First edition of this fundamental study of Wahhabism, not translated into Arabic until 2005 ("Tarih al-wahhabiyin mundu naš'atihim hatta 'am 1809 m.", published in Riyadh by Darat al-Malik 'Abd-al-'Aziz).

Corancez had lived in Aleppo for eight years as French consul. He married a Syrian and had first-hand information about the Wahhabi movement in Egypt, Syria, and Baghdad. He published his book soon after the followers of the Muslim reformer Abd-el Wahhab conquered the holy cities of Mecca and Medina in 1805, an event that fueled a strong interest in the movement throughout Europe. "This sect, which abhorred all loose living, attracted the attention of a number of travellers.
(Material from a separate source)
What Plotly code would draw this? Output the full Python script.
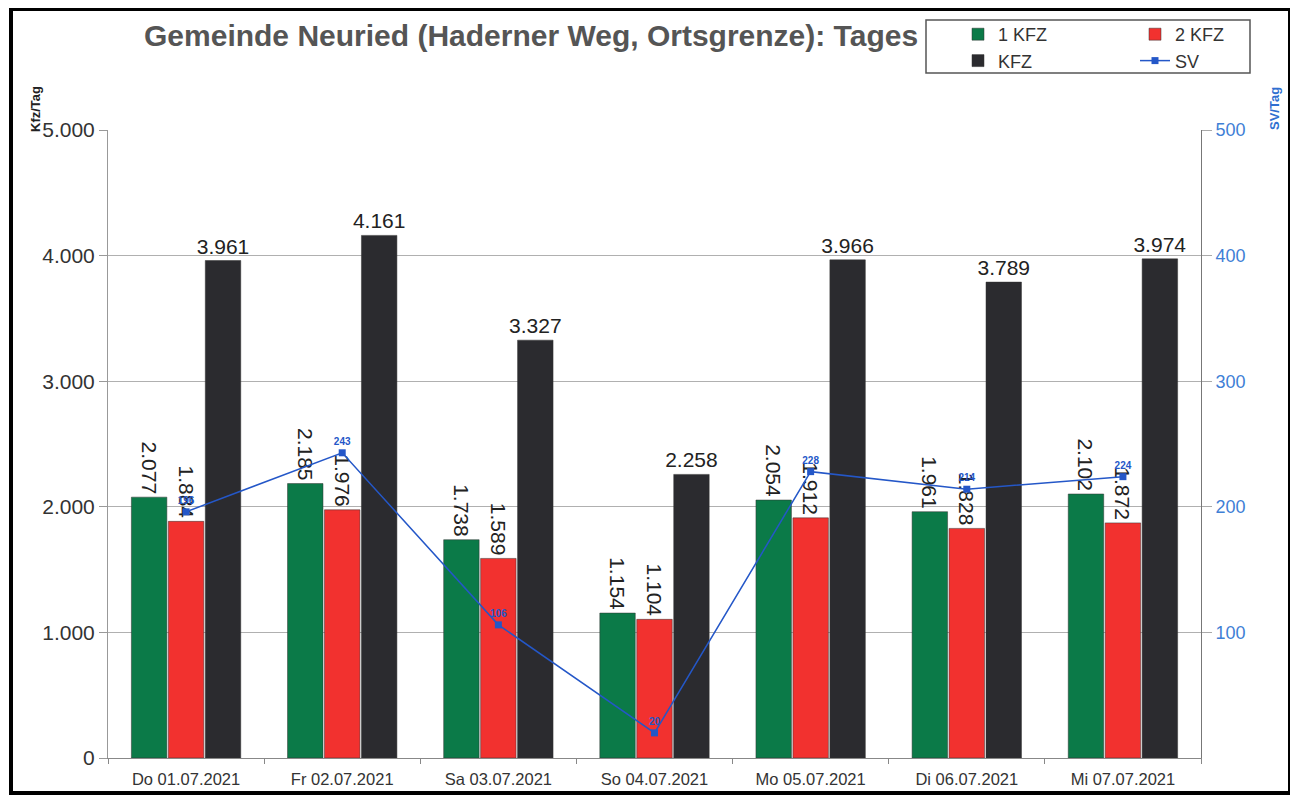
import plotly.graph_objects as go

days = ["Do 01.07.2021", "Fr 02.07.2021", "Sa 03.07.2021", "So 04.07.2021",
        "Mo 05.07.2021", "Di 06.07.2021", "Mi 07.07.2021"]
kfz1 = [2077, 2185, 1738, 1154, 2054, 1961, 2102]
kfz2 = [1884, 1976, 1589, 1104, 1912, 1828, 1872]
kfz = [3961, 4161, 3327, 2258, 3966, 3789, 3974]
sv = [196, 243, 106, 20, 228, 214, 224]

def de(v):
    return f"{v:,}".replace(",", ".")

OFF = 8  # page body margin
W, H = 1298 - OFF, 798 - OFF
# plot area in reference pixel coords
X0, X1, Y0, Y1 = 108, 1201, 130, 758
L, R, T, B = X0 - OFF, W - (X1 - OFF), Y0 - OFF, H - (Y1 - OFF)
PW, PH = X1 - X0, Y1 - Y0

def px(x):
    return (x - X0) / PW

def py(y):
    return (Y1 - y) / PH

FONT = "Liberation Sans, Arial, sans-serif"
GREEN, RED, BLACK, BLUE = "#0b7a48", "#f2312f", "#2b2b2f", "#2457c8"
LBL = dict(size=21, color="#222", family=FONT)

fig = go.Figure()
fig.add_trace(go.Bar(x=days, y=kfz1, name="1 KFZ", marker=dict(color=GREEN, line=dict(color="#333", width=0.5)),
                     text=[de(v) for v in kfz1], textposition="outside", textangle=90,
                     textfont=LBL, cliponaxis=False, constraintext="none", legend="legend"))
fig.add_trace(go.Bar(x=days, y=kfz2, name="2 KFZ", marker=dict(color=RED, line=dict(color="#333", width=0.5)),
                     text=[de(v) for v in kfz2], textposition="outside", textangle=90,
                     textfont=LBL, cliponaxis=False, constraintext="none", legend="legend2"))
fig.add_trace(go.Bar(x=days, y=kfz, name="KFZ", marker=dict(color=BLACK, line=dict(color="#333", width=0.5)),
                     text=[de(v) for v in kfz], textposition="outside", textangle=0,
                     textfont=LBL, cliponaxis=False, constraintext="none", legend="legend"))
fig.add_trace(go.Scatter(x=days, y=sv, name="SV", yaxis="y2", mode="lines+markers+text",
                         line=dict(color=BLUE, width=1.5), marker=dict(symbol="square", size=7, color=BLUE),
                         text=[str(v) for v in sv], textposition="top center",
                         textfont=dict(size=10, color=BLUE, family=FONT, weight="bold"), cliponaxis=False,
                         legend="legend2"))

fig.update_layout(
    width=W, height=H, margin=dict(l=L, r=R, t=T, b=B, autoexpand=False),
    paper_bgcolor="white", plot_bgcolor="white",
    separators=",.",
    barmode="group", bargap=0.29, bargroupgap=0.04,
    font=dict(family=FONT, color="#222"),
    showlegend=True,
    legend=dict(x=px(958), y=py(16), xanchor="left", yanchor="top", bgcolor="rgba(0,0,0,0)",
                font=dict(size=18, color="#333", family=FONT), tracegroupgap=0, itemwidth=30),
    legend2=dict(x=px(1135), y=py(16), xanchor="left", yanchor="top", bgcolor="rgba(0,0,0,0)",
                 font=dict(size=18, color="#333", family=FONT), tracegroupgap=0, itemwidth=30),
    xaxis=dict(showline=True, linecolor="#888", linewidth=1, ticks="outside", tickson="boundaries",
               ticklen=5, tickcolor="#888", ticklabelstandoff=6,
               tickfont=dict(size=16.5, color="#333", family=FONT)),
    yaxis=dict(range=[0, 5000], dtick=1000, tickformat=",.0f", showgrid=True, gridcolor="#b0b0b0",
               gridwidth=1, showline=True, linecolor="#999", ticks="outside", ticklen=8, tickcolor="#999",
               tickfont=dict(size=21, color="#333", family=FONT), zeroline=False),
    yaxis2=dict(range=[0, 500], overlaying="y", side="right", showgrid=False,
                showline=True, linecolor="#777", ticks="outside", ticklen=10, tickcolor="#aaa",
                tickfont=dict(size=18, color="#3f7fd6", family=FONT), zeroline=False,
                tickvals=[100, 200, 300, 400, 500]),
    annotations=[
        dict(text="Gemeinde Neuried (Haderner Weg, Ortsgrenze): Tages", xref="paper", yref="paper",
             x=px(142), y=py(36), xanchor="left", yanchor="middle", showarrow=False,
             font=dict(size=30, color="#555", family=FONT, weight="bold")),
        dict(text="<b>Kfz/Tag</b>", xref="paper", yref="paper", x=px(36), y=py(109),
             xanchor="center", yanchor="middle", textangle=-90, showarrow=False,
             font=dict(size=13, color="#222", family=FONT)),
        dict(text="<b>SV/Tag</b>", xref="paper", yref="paper", x=px(1275), y=py(109),
             xanchor="center", yanchor="middle", textangle=-90, showarrow=False,
             font=dict(size=13, color="#2f6fd0", family=FONT)),
    ],
    shapes=[
        dict(type="rect", xref="paper", yref="paper", x0=px(926), x1=px(1250), y0=py(20), y1=py(73),
             line=dict(color="#555", width=1.5), fillcolor="rgba(0,0,0,0)", layer="above"),
        dict(type="rect", xref="paper", yref="paper", x0=px(11), x1=px(1290), y0=py(OFF + 1), y1=py(793),
             line=dict(color="black", width=4), fillcolor="rgba(0,0,0,0)", layer="above"),
    ],
)

fig.write_html("out.html")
Corancez' account of the Wahabis precedes by many years that of Burckhardt, which was published posthumously in 1830, although both men were living and travelling in Syria at the same time, and presumably knew each other" (Atabey).

As Burrell comments, "the final merits - and challenges - of this book are [... that] Corancez was prepared to reflect upon a range of issues which remain relevant and controversial, for many people in the Middle East today. These include the nature of Islam and its apparent resistance to self-doubt and the challenge of change, the complex attitude adopted by Muslims to Christians and Jews, the status of the Prophet Mohammed within Islam, the reasons for the enduring nature of despotic rule in the Middle East, the significance of the different status afforded men and women [...]".

Includes the sometimes-lacking errata final leaf. Slight brownstaining as common; untrimmed as issued with the publisher's temporary grey-blue wrapper largely preserved. Spine chipped; upper cover frayed and partly pasted to half-title. The Atabey copy (in contemporary half morocco) sold for £3,800 at Sotheby's in 2002.

Literatur

Macro, Bibliography of the Arabian Peninsula, 750. Atabey 282. Gay 3461. Quérard I, 143. Not in Blackmer.